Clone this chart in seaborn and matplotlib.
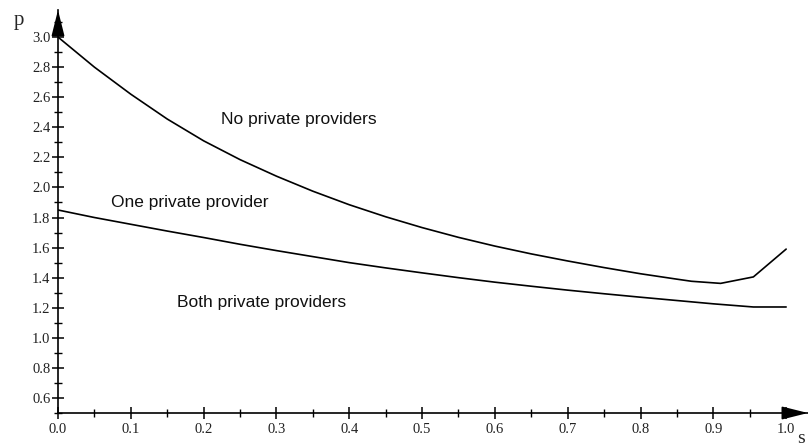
import numpy as np
import pandas as pd
import matplotlib
matplotlib.use("Agg")
import matplotlib.pyplot as plt
from matplotlib.ticker import MultipleLocator, FixedLocator
import seaborn as sns

# Threshold prices p as a function of s
s_none = [0.0, 0.05, 0.10, 0.15, 0.20, 0.25, 0.30, 0.35, 0.40, 0.45, 0.50,
          0.55, 0.60, 0.65, 0.70, 0.75, 0.80, 0.85, 0.87, 0.91, 0.955, 1.0]
p_none = [3.00, 2.80, 2.62, 2.455, 2.31, 2.185, 2.075, 1.975, 1.885, 1.805, 1.733,
          1.668, 1.61, 1.558, 1.511, 1.467, 1.426, 1.39, 1.376, 1.362, 1.405, 1.59]

s_one = [0.0, 0.05, 0.10, 0.15, 0.20, 0.25, 0.30, 0.35, 0.40, 0.45, 0.50,
         0.55, 0.60, 0.65, 0.70, 0.75, 0.80, 0.85, 0.90, 0.955, 1.0]
p_one = [1.85, 1.80, 1.755, 1.71, 1.667, 1.622, 1.58, 1.54, 1.50, 1.465, 1.432,
         1.40, 1.37, 1.343, 1.317, 1.293, 1.27, 1.248, 1.226, 1.205, 1.205]

region_labels = ["No private providers", "One private provider", "Both private providers"]
region_pos = [(0.224, 2.45), (0.073, 1.90), (0.163, 1.235)]

x_ticks = [0.0, 0.1, 0.2, 0.3, 0.4, 0.5, 0.6, 0.7, 0.8, 0.9, 1.0]
y_ticks = [0.6, 0.8, 1.0, 1.2, 1.4, 1.6, 1.8, 2.0, 2.2, 2.4, 2.6, 2.8, 3.0]

df = pd.concat([
    pd.DataFrame({"s": s_none, "p": p_none, "curve": "none"}),
    pd.DataFrame({"s": s_one, "p": p_one, "curve": "one"}),
])

sns.set_style("white")
plt.rcParams["font.family"] = ["Liberation Sans", "DejaVu Sans"]

fig = plt.figure(figsize=(8.08, 4.46), dpi=100)
ax = fig.add_axes([58 / 808, 1 - 413 / 446, 1 - 58 / 808, (413 - 10) / 446])

sns.lineplot(data=df, x="s", y="p", units="curve", estimator=None, sort=False,
             color="black", linewidth=1.2, ax=ax)

ax.set_xlim(0.0, 1.03)
ax.set_ylim(0.5, 3.18)

for side in ("top", "right"):
    ax.spines[side].set_visible(False)
for side in ("left", "bottom"):
    ax.spines[side].set_color("black")
    ax.spines[side].set_linewidth(1.2)

ax.xaxis.set_major_locator(FixedLocator(x_ticks))
ax.xaxis.set_minor_locator(MultipleLocator(0.05))
ax.yaxis.set_major_locator(FixedLocator(y_ticks))
ax.yaxis.set_minor_locator(MultipleLocator(0.1))
ax.set_xticklabels([f"{v:.1f}" for v in x_ticks])
ax.set_yticklabels([f"{v:.1f}" for v in y_ticks])
ax.tick_params(which="both", bottom=True, left=True, top=False, right=False)
ax.tick_params(which="major", direction="inout", length=9, width=1.1, color="black",
               labelsize=10.5, pad=1)
ax.tick_params(which="minor", direction="inout", length=6, width=1.0, color="black")
for lbl in ax.get_xticklabels() + ax.get_yticklabels():
    lbl.set_family(["Liberation Serif", "DejaVu Serif"])
    lbl.set_color("#222222")
ax.tick_params(axis="x", pad=3)
ax.set_xlabel("")
ax.set_ylabel("")

# Arrowheads at the ends of both axes
head = dict(arrowstyle="-|>,head_length=1.6,head_width=0.4", color="black",
            lw=1.2, shrinkA=0, shrinkB=0, mutation_scale=10)
ax.annotate("", xy=(0, 1), xycoords="axes fraction", xytext=(0, -24),
            textcoords="offset pixels", arrowprops=head, annotation_clip=False)
ax.annotate("", xy=(1, 0), xycoords="axes fraction", xytext=(-24, 0),
            textcoords="offset pixels", arrowprops=head, annotation_clip=False)

fig.text(14 / 808, 1 - 20 / 446, "p", family=["Liberation Serif"], fontsize=15,
         ha="left", va="center")
fig.text(797 / 808, 3 / 446, "s", family=["Liberation Serif"], fontsize=14,
         ha="left", va="baseline")

for text, (x, y) in zip(region_labels, region_pos):
    ax.text(x, y, text, fontsize=12.5, color="#111111", ha="left", va="center")

fig.savefig("out.png", dpi=100)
──────────────────────────────
### INSTRUCTION
Reproduce the data verbatim. Do not carry any picture into the copy.

### OUTPUT BELOW
Clone this chart in seaborn and matplotlib.
import numpy as np
import pandas as pd
import matplotlib
matplotlib.use("Agg")
import matplotlib.pyplot as plt
from matplotlib.ticker import MultipleLocator, FixedLocator
import seaborn as sns

# Threshold prices p as a function of s
s_none = [0.0, 0.05, 0.10, 0.15, 0.20, 0.25, 0.30, 0.35, 0.40, 0.45, 0.50,
          0.55, 0.60, 0.65, 0.70, 0.75, 0.80, 0.85, 0.87, 0.91, 0.955, 1.0]
p_none = [3.00, 2.80, 2.62, 2.455, 2.31, 2.185, 2.075, 1.975, 1.885, 1.805, 1.733,
          1.668, 1.61, 1.558, 1.511, 1.467, 1.426, 1.39, 1.376, 1.362, 1.405, 1.59]

s_one = [0.0, 0.05, 0.10, 0.15, 0.20, 0.25, 0.30, 0.35, 0.40, 0.45, 0.50,
         0.55, 0.60, 0.65, 0.70, 0.75, 0.80, 0.85, 0.90, 0.955, 1.0]
p_one = [1.85, 1.80, 1.755, 1.71, 1.667, 1.622, 1.58, 1.54, 1.50, 1.465, 1.432,
         1.40, 1.37, 1.343, 1.317, 1.293, 1.27, 1.248, 1.226, 1.205, 1.205]

region_labels = ["No private providers", "One private provider", "Both private providers"]
region_pos = [(0.224, 2.45), (0.073, 1.90), (0.163, 1.235)]

x_ticks = [0.0, 0.1, 0.2, 0.3, 0.4, 0.5, 0.6, 0.7, 0.8, 0.9, 1.0]
y_ticks = [0.6, 0.8, 1.0, 1.2, 1.4, 1.6, 1.8, 2.0, 2.2, 2.4, 2.6, 2.8, 3.0]

df = pd.concat([
    pd.DataFrame({"s": s_none, "p": p_none, "curve": "none"}),
    pd.DataFrame({"s": s_one, "p": p_one, "curve": "one"}),
])

sns.set_style("white")
plt.rcParams["font.family"] = ["Liberation Sans", "DejaVu Sans"]

fig = plt.figure(figsize=(8.08, 4.46), dpi=100)
ax = fig.add_axes([58 / 808, 1 - 413 / 446, 1 - 58 / 808, (413 - 10) / 446])

sns.lineplot(data=df, x="s", y="p", units="curve", estimator=None, sort=False,
             color="black", linewidth=1.2, ax=ax)

ax.set_xlim(0.0, 1.03)
ax.set_ylim(0.5, 3.18)

for side in ("top", "right"):
    ax.spines[side].set_visible(False)
for side in ("left", "bottom"):
    ax.spines[side].set_color("black")
    ax.spines[side].set_linewidth(1.2)

ax.xaxis.set_major_locator(FixedLocator(x_ticks))
ax.xaxis.set_minor_locator(MultipleLocator(0.05))
ax.yaxis.set_major_locator(FixedLocator(y_ticks))
ax.yaxis.set_minor_locator(MultipleLocator(0.1))
ax.set_xticklabels([f"{v:.1f}" for v in x_ticks])
ax.set_yticklabels([f"{v:.1f}" for v in y_ticks])
ax.tick_params(which="both", bottom=True, left=True, top=False, right=False)
ax.tick_params(which="major", direction="inout", length=9, width=1.1, color="black",
               labelsize=10.5, pad=1)
ax.tick_params(which="minor", direction="inout", length=6, width=1.0, color="black")
for lbl in ax.get_xticklabels() + ax.get_yticklabels():
    lbl.set_family(["Liberation Serif", "DejaVu Serif"])
    lbl.set_color("#222222")
ax.tick_params(axis="x", pad=3)
ax.set_xlabel("")
ax.set_ylabel("")

# Arrowheads at the ends of both axes
head = dict(arrowstyle="-|>,head_length=1.6,head_width=0.4", color="black",
            lw=1.2, shrinkA=0, shrinkB=0, mutation_scale=10)
ax.annotate("", xy=(0, 1), xycoords="axes fraction", xytext=(0, -24),
            textcoords="offset pixels", arrowprops=head, annotation_clip=False)
ax.annotate("", xy=(1, 0), xycoords="axes fraction", xytext=(-24, 0),
            textcoords="offset pixels", arrowprops=head, annotation_clip=False)

fig.text(14 / 808, 1 - 20 / 446, "p", family=["Liberation Serif"], fontsize=15,
         ha="left", va="center")
fig.text(797 / 808, 3 / 446, "s", family=["Liberation Serif"], fontsize=14,
         ha="left", va="baseline")

for text, (x, y) in zip(region_labels, region_pos):
    ax.text(x, y, text, fontsize=12.5, color="#111111", ha="left", va="center")

fig.savefig("out.png", dpi=100)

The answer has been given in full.